A recent opinion piece by New York Times columnist Masha Gessen has generated debate by suggesting that two recent terror attacks—one targeting Israeli embassy staff in Washington, D.C., and another aimed at a Jewish group in Boulder, Colorado—should be viewed as politically motivated rather than anti-Semitic acts, according to the Washington Free Beacon.
Gessen’s column contends that “violence that looks antisemitic may—even when it very effectively serves to scare a great many Jews—be something else,” and argues these incidents were driven by the political context of the ongoing war in Gaza. According to Gessen, neither attack was exclusive to Jewish gatherings such as synagogue services, but both were “inextricable” from the conflict between Israel and Hamas. The columnist notes that while the Boulder attack was broad in scope, the Washington shooting was more narrowly targeted at representatives of the Israeli government.

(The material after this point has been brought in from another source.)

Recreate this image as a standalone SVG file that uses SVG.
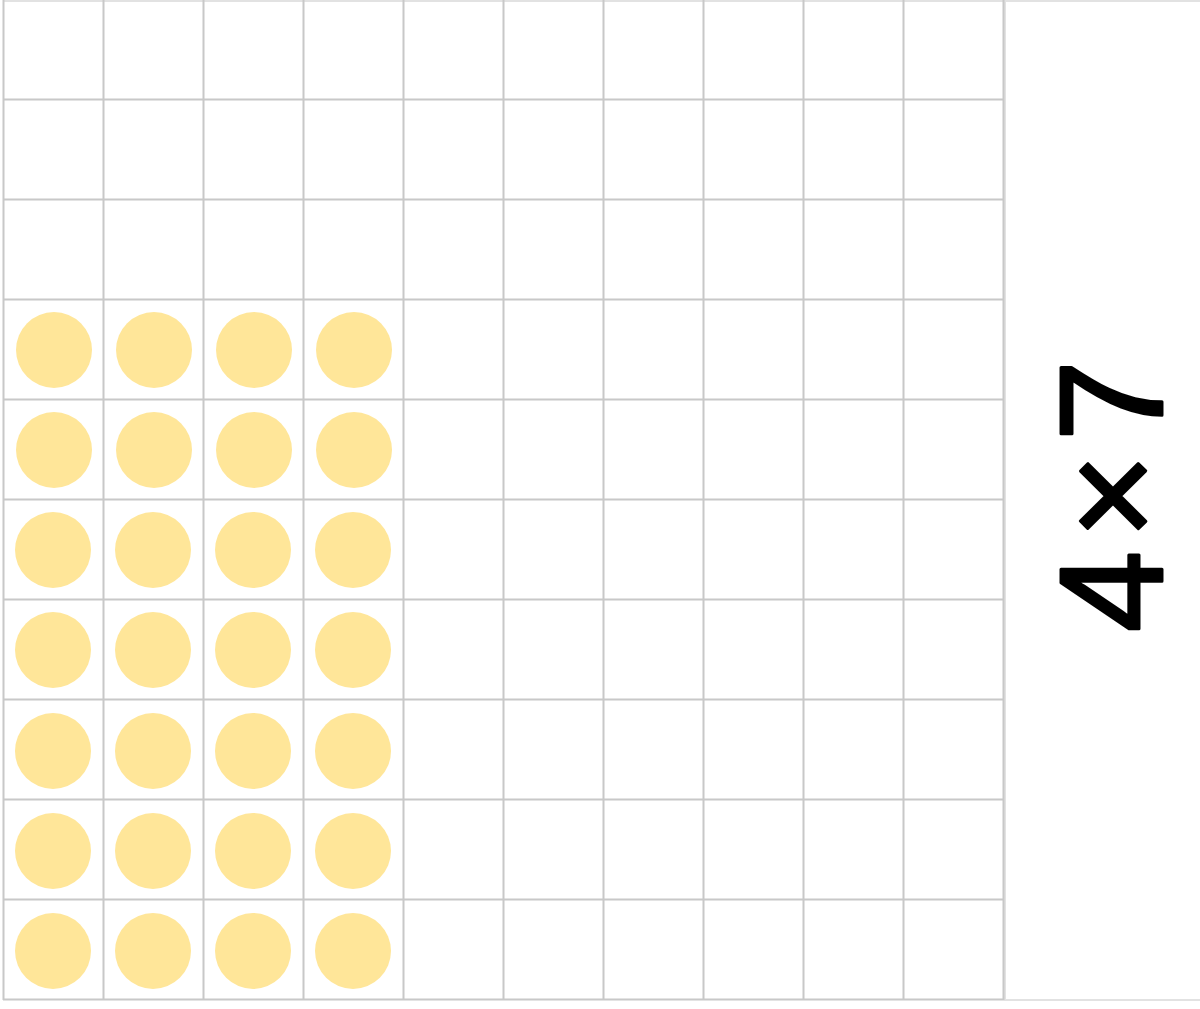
<svg xmlns="http://www.w3.org/2000/svg" width="1200" height="1009" viewBox="0 0 1200 1009">
<style>
.g{stroke:#c8c8c8;stroke-width:2;fill:none}
.p{stroke:#e2e2e2;stroke-width:2;fill:none}
.d{fill:#ffe699}
.t{font-family:"Liberation Sans",Arial,sans-serif;font-size:146px;fill:#000;stroke:#000;stroke-width:3;stroke-linejoin:round}
</style>
<rect width="1200" height="1009" fill="#fff"/>
<g id="panel">
<line class="p" x1="3" y1="1" x2="1200" y2="1"/>
<line class="p" x1="1005" y1="0" x2="1005" y2="1000"/>
<line class="p" x1="1004" y1="1000" x2="1200" y2="1000"/>
</g>
<g id="grid">
<path class="g" d="M3.5,0V1000M103.5,0V1000M203.5,0V1000M303.5,0V1000M403.5,0V1000M503.5,0V1000M603.5,0V1000M703.5,0V1000M803.5,0V1000M903.5,0V1000M1003.5,0V1000"/>
<path class="g" d="M3,99.5H1004M3,199.5H1004M3,299.5H1004M3,399.5H1004M3,499.5H1004M3,599.5H1004M3,699.5H1004M3,799.5H1004M3,899.5H1004M3,999.5H1004"/>
</g>
<g id="dots">
<circle class="d" cx="54" cy="350" r="38"/><circle class="d" cx="154" cy="350" r="38"/><circle class="d" cx="254" cy="350" r="38"/><circle class="d" cx="354" cy="350" r="38"/>
<circle class="d" cx="54" cy="450" r="38"/><circle class="d" cx="154" cy="450" r="38"/><circle class="d" cx="254" cy="450" r="38"/><circle class="d" cx="354" cy="450" r="38"/>
<circle class="d" cx="53" cy="550" r="38"/><circle class="d" cx="153" cy="550" r="38"/><circle class="d" cx="253" cy="550" r="38"/><circle class="d" cx="353" cy="550" r="38"/>
<circle class="d" cx="53" cy="650" r="38"/><circle class="d" cx="153" cy="650" r="38"/><circle class="d" cx="253" cy="650" r="38"/><circle class="d" cx="353" cy="650" r="38"/>
<circle class="d" cx="53" cy="751" r="38"/><circle class="d" cx="153" cy="751" r="38"/><circle class="d" cx="253" cy="751" r="38"/><circle class="d" cx="353" cy="751" r="38"/>
<circle class="d" cx="53" cy="851" r="38"/><circle class="d" cx="153" cy="851" r="38"/><circle class="d" cx="253" cy="851" r="38"/><circle class="d" cx="353" cy="851" r="38"/>
<circle class="d" cx="53" cy="951" r="38"/><circle class="d" cx="153" cy="951" r="38"/><circle class="d" cx="253" cy="951" r="38"/><circle class="d" cx="353" cy="951" r="38"/>
</g>
<g id="label">
<text class="t" transform="translate(1162,496) rotate(-90)" x="0" y="0" text-anchor="middle" textLength="272" lengthAdjust="spacing">4 × 7</text>
</g>
</svg>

However, both assailants specifically targeted events likely to be attended by Jews. In Washington, Elias Rodriguez shot and killed two people outside the Capital Jewish Museum while shouting “Free, free Palestine” upon arrest. In Boulder, Mohamed Soliman threw Molotov cocktails at a group supporting Israeli hostages held by Hamas, injuring 15 people, including an 88-year-old Holocaust survivor, and was reportedly heard yelling “end Zionists.”
According to the Free Beacon, “Gessen pointed out that Rodriguez didn’t mention ‘Jews’ or ‘Zionists’ in his 900-page manifesto, opening ‘the possibility that he had a different motive.’”
The attacks have unsettled Jewish communities nationwide, however. In Boulder, local Jews rallied after the firebombing but expressed fear and unease in the aftermath. Meanwhile, anti-Semitic incidents have surged across the United States, with the Anti-Defamation League reporting over 10,000 incidents in the year following Hamas’s October 7 attack on Israel—a more than 200% increase, according to the Free Beacon.
Gessen’s argument stands in contrast to the New York Times editorial board’s own recent statement that “no political arguments or ideological context can justify” rising bigotry against Jews, and that anti-Semitism has become an urgent problem, with Jewish Americans at higher risk of hate crimes than any other group.
Gessen also references a debate over the term anti-Semitism. According to the Free Beacon, “Gessen’s arguments were part of a broader piece, ‘The Attacks on Zohran Mamdani Show That We Need a New Understanding of Antisemitism,’ which asserted that New York City’s presumptive Democratic mayoral nominee has faced false accusations of anti-Semitism. Ahead of his primary win, Mamdani defended the phrase ‘globalize the intifada,’ a popular chant at anti-Israel protests that calls for violence against Jews worldwide.”
The International Holocaust Remembrance Alliance defines anti-Semitism as “denying the Jewish people their right to self-determination, e.g., by claiming that the existence of a State of Israel is a racist endeavor.”
A New York Times spokesperson defended Gessen’s column as part of the paper’s commitment to presenting diverse perspectives, emphasizing that the opinion section is designed to foster understanding of multiple viewpoints.